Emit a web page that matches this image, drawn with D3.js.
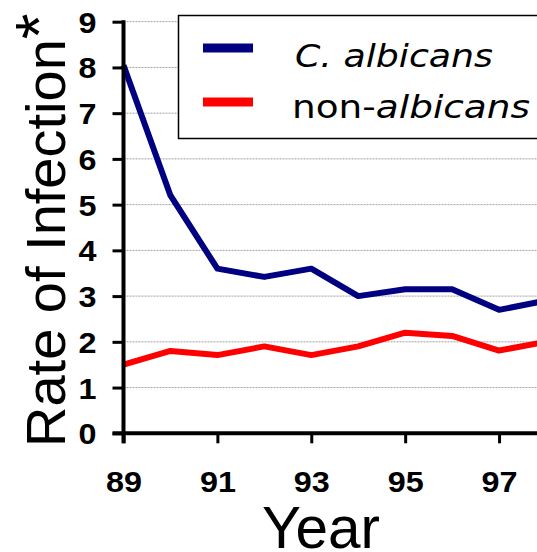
<!DOCTYPE html>
<html>
<head>
<meta charset="utf-8">
<script src="https://cdn.jsdelivr.net/npm/d3@7"></script>
<style>
  html, body { margin: 0; padding: 0; background: #fff; }
  svg { display: block; }
</style>
</head>
<body>
<svg id="chart" width="537" height="552"></svg>
<script>
// Yearly infection rates (two-digit years)
const years = [89, 90, 91, 92, 93, 94, 95, 96, 97, 98];
const albicans = [8.05, 5.2, 3.6, 3.42, 3.6, 3.0, 3.15, 3.15, 2.7, 2.9];
const nonAlbicans = [1.5, 1.8, 1.71, 1.9, 1.71, 1.9, 2.2, 2.13, 1.81, 2.0];
const yTicks = [0, 1, 2, 3, 4, 5, 6, 7, 8, 9];
const xTicks = [89, 91, 93, 95, 97];
const seriesNames = ["C. albicans", "non-albicans"];
const seriesColors = ["#000080", "#ff0000"];

const svg = d3.select("#chart");
const W = 537, H = 552;

const x = d3.scaleLinear().domain([89, 98]).range([123.5, 546]);
const y = d3.scaleLinear().domain([0, 9]).range([433.3, 21.7]);

// horizontal gridlines
svg.append("g")
  .selectAll("line")
  .data(yTicks.filter(d => d > 0))
  .join("line")
  .attr("x1", x(89)).attr("x2", W)
  .attr("y1", d => y(d)).attr("y2", d => y(d))
  .attr("stroke", "#a0a0a0")
  .attr("stroke-width", 1)
  .attr("stroke-dasharray", "2,1");

// series lines
const line = d3.line().x((d, i) => x(years[i])).y(d => y(d));
[albicans, nonAlbicans].forEach((vals, k) => {
  svg.append("path")
    .datum(vals)
    .attr("d", line)
    .attr("fill", "none")
    .attr("stroke", seriesColors[k])
    .attr("stroke-width", 6)
    .attr("stroke-linejoin", "round");
});

// y axis
const yAxis = d3.axisLeft(y).tickValues(yTicks).tickSize(11).tickPadding(16).tickFormat(d3.format("d"));
const gy = svg.append("g").attr("transform", `translate(${x(89)},0)`).call(yAxis);
gy.select(".domain").remove();
gy.selectAll(".tick line").attr("stroke", "#000").attr("stroke-width", 3);
gy.selectAll(".tick text")
  .attr("font-family", "'Liberation Sans', Arial, sans-serif")
  .attr("font-weight", "bold")
  .attr("font-size", 29)
  .attr("fill", "#000")
  .attr("dy", "0.36em")
  .attr("textLength", 18)
  .attr("lengthAdjust", "spacingAndGlyphs");

// x axis
const xAxis = d3.axisBottom(x).tickValues(xTicks).tickSize(10).tickPadding(28).tickFormat(d3.format("d"));
const gx = svg.append("g").attr("transform", `translate(0,${y(0)})`).call(xAxis);
gx.select(".domain").remove();
gx.selectAll(".tick line").attr("stroke", "#000").attr("stroke-width", 3);
gx.selectAll(".tick text")
  .attr("font-family", "'Liberation Sans', Arial, sans-serif")
  .attr("font-weight", "bold")
  .attr("font-size", 29)
  .attr("fill", "#000")
  .attr("textLength", 36)
  .attr("lengthAdjust", "spacingAndGlyphs");

// axis lines
svg.append("line")
  .attr("x1", x(89)).attr("x2", x(89))
  .attr("y1", y(9) - 1.5).attr("y2", y(0) + 10)
  .attr("stroke", "#000").attr("stroke-width", 4);
svg.append("line")
  .attr("x1", x(89) - 11).attr("x2", W)
  .attr("y1", y(0)).attr("y2", y(0))
  .attr("stroke", "#000").attr("stroke-width", 4);

// legend
const lg = svg.append("g");
lg.append("rect")
  .attr("x", 178.5).attr("y", 15.5)
  .attr("width", 400).attr("height", 123)
  .attr("fill", "#fff")
  .attr("stroke", "#000").attr("stroke-width", 1.5);
const legendRows = [48, 102];
seriesNames.forEach((name, i) => {
  lg.append("line")
    .attr("x1", 203).attr("x2", 253)
    .attr("y1", legendRows[i]).attr("y2", legendRows[i])
    .attr("stroke", seriesColors[i]).attr("stroke-width", 9);
});
lg.append("text")
  .attr("x", 295).attr("y", 66.5)
  .attr("font-family", "'DejaVu Sans', Verdana, sans-serif")
  .attr("font-size", 32)
  .attr("font-style", "italic")
  .attr("textLength", 198)
  .attr("lengthAdjust", "spacingAndGlyphs")
  .text(seriesNames[0]);
const t2 = lg.append("text")
  .attr("x", 292).attr("y", 118.3)
  .attr("font-family", "'DejaVu Sans', Verdana, sans-serif")
  .attr("font-size", 32)
  .attr("textLength", 238)
  .attr("lengthAdjust", "spacingAndGlyphs");
t2.append("tspan").text("non-");
t2.append("tspan").attr("font-style", "italic").text("albicans");

// axis titles
const yt = svg.append("text")
  .attr("transform", "translate(65,447) rotate(-90)")
  .attr("font-family", "'Liberation Sans', Arial, sans-serif")
  .attr("font-size", 56)
  .attr("fill", "#000");
yt.append("tspan").text("Rate of Infection");
yt.append("tspan").attr("font-size", 66).attr("dy", -3).text("*");

svg.append("text")
  .attr("x", 321).attr("y", 548)
  .attr("text-anchor", "middle")
  .attr("font-family", "'Liberation Sans', Arial, sans-serif")
  .attr("font-size", 60)
  .attr("textLength", 118)
  .attr("lengthAdjust", "spacingAndGlyphs")
  .attr("fill", "#000")
  .text("Year");
</script>
</body>
</html>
____
Copy the listing in full and without alteration, omitting every picture.

Emit a web page that matches this image, drawn with D3.js.
<!DOCTYPE html>
<html>
<head>
<meta charset="utf-8">
<script src="https://cdn.jsdelivr.net/npm/d3@7"></script>
<style>
  html, body { margin: 0; padding: 0; background: #fff; }
  svg { display: block; }
</style>
</head>
<body>
<svg id="chart" width="537" height="552"></svg>
<script>
// Yearly infection rates (two-digit years)
const years = [89, 90, 91, 92, 93, 94, 95, 96, 97, 98];
const albicans = [8.05, 5.2, 3.6, 3.42, 3.6, 3.0, 3.15, 3.15, 2.7, 2.9];
const nonAlbicans = [1.5, 1.8, 1.71, 1.9, 1.71, 1.9, 2.2, 2.13, 1.81, 2.0];
const yTicks = [0, 1, 2, 3, 4, 5, 6, 7, 8, 9];
const xTicks = [89, 91, 93, 95, 97];
const seriesNames = ["C. albicans", "non-albicans"];
const seriesColors = ["#000080", "#ff0000"];

const svg = d3.select("#chart");
const W = 537, H = 552;

const x = d3.scaleLinear().domain([89, 98]).range([123.5, 546]);
const y = d3.scaleLinear().domain([0, 9]).range([433.3, 21.7]);

// horizontal gridlines
svg.append("g")
  .selectAll("line")
  .data(yTicks.filter(d => d > 0))
  .join("line")
  .attr("x1", x(89)).attr("x2", W)
  .attr("y1", d => y(d)).attr("y2", d => y(d))
  .attr("stroke", "#a0a0a0")
  .attr("stroke-width", 1)
  .attr("stroke-dasharray", "2,1");

// series lines
const line = d3.line().x((d, i) => x(years[i])).y(d => y(d));
[albicans, nonAlbicans].forEach((vals, k) => {
  svg.append("path")
    .datum(vals)
    .attr("d", line)
    .attr("fill", "none")
    .attr("stroke", seriesColors[k])
    .attr("stroke-width", 6)
    .attr("stroke-linejoin", "round");
});

// y axis
const yAxis = d3.axisLeft(y).tickValues(yTicks).tickSize(11).tickPadding(16).tickFormat(d3.format("d"));
const gy = svg.append("g").attr("transform", `translate(${x(89)},0)`).call(yAxis);
gy.select(".domain").remove();
gy.selectAll(".tick line").attr("stroke", "#000").attr("stroke-width", 3);
gy.selectAll(".tick text")
  .attr("font-family", "'Liberation Sans', Arial, sans-serif")
  .attr("font-weight", "bold")
  .attr("font-size", 29)
  .attr("fill", "#000")
  .attr("dy", "0.36em")
  .attr("textLength", 18)
  .attr("lengthAdjust", "spacingAndGlyphs");

// x axis
const xAxis = d3.axisBottom(x).tickValues(xTicks).tickSize(10).tickPadding(28).tickFormat(d3.format("d"));
const gx = svg.append("g").attr("transform", `translate(0,${y(0)})`).call(xAxis);
gx.select(".domain").remove();
gx.selectAll(".tick line").attr("stroke", "#000").attr("stroke-width", 3);
gx.selectAll(".tick text")
  .attr("font-family", "'Liberation Sans', Arial, sans-serif")
  .attr("font-weight", "bold")
  .attr("font-size", 29)
  .attr("fill", "#000")
  .attr("textLength", 36)
  .attr("lengthAdjust", "spacingAndGlyphs");

// axis lines
svg.append("line")
  .attr("x1", x(89)).attr("x2", x(89))
  .attr("y1", y(9) - 1.5).attr("y2", y(0) + 10)
  .attr("stroke", "#000").attr("stroke-width", 4);
svg.append("line")
  .attr("x1", x(89) - 11).attr("x2", W)
  .attr("y1", y(0)).attr("y2", y(0))
  .attr("stroke", "#000").attr("stroke-width", 4);

// legend
const lg = svg.append("g");
lg.append("rect")
  .attr("x", 178.5).attr("y", 15.5)
  .attr("width", 400).attr("height", 123)
  .attr("fill", "#fff")
  .attr("stroke", "#000").attr("stroke-width", 1.5);
const legendRows = [48, 102];
seriesNames.forEach((name, i) => {
  lg.append("line")
    .attr("x1", 203).attr("x2", 253)
    .attr("y1", legendRows[i]).attr("y2", legendRows[i])
    .attr("stroke", seriesColors[i]).attr("stroke-width", 9);
});
lg.append("text")
  .attr("x", 295).attr("y", 66.5)
  .attr("font-family", "'DejaVu Sans', Verdana, sans-serif")
  .attr("font-size", 32)
  .attr("font-style", "italic")
  .attr("textLength", 198)
  .attr("lengthAdjust", "spacingAndGlyphs")
  .text(seriesNames[0]);
const t2 = lg.append("text")
  .attr("x", 292).attr("y", 118.3)
  .attr("font-family", "'DejaVu Sans', Verdana, sans-serif")
  .attr("font-size", 32)
  .attr("textLength", 238)
  .attr("lengthAdjust", "spacingAndGlyphs");
t2.append("tspan").text("non-");
t2.append("tspan").attr("font-style", "italic").text("albicans");

// axis titles
const yt = svg.append("text")
  .attr("transform", "translate(65,447) rotate(-90)")
  .attr("font-family", "'Liberation Sans', Arial, sans-serif")
  .attr("font-size", 56)
  .attr("fill", "#000");
yt.append("tspan").text("Rate of Infection");
yt.append("tspan").attr("font-size", 66).attr("dy", -3).text("*");

svg.append("text")
  .attr("x", 321).attr("y", 548)
  .attr("text-anchor", "middle")
  .attr("font-family", "'Liberation Sans', Arial, sans-serif")
  .attr("font-size", 60)
  .attr("textLength", 118)
  .attr("lengthAdjust", "spacingAndGlyphs")
  .attr("fill", "#000")
  .text("Year");
</script>
</body>
</html>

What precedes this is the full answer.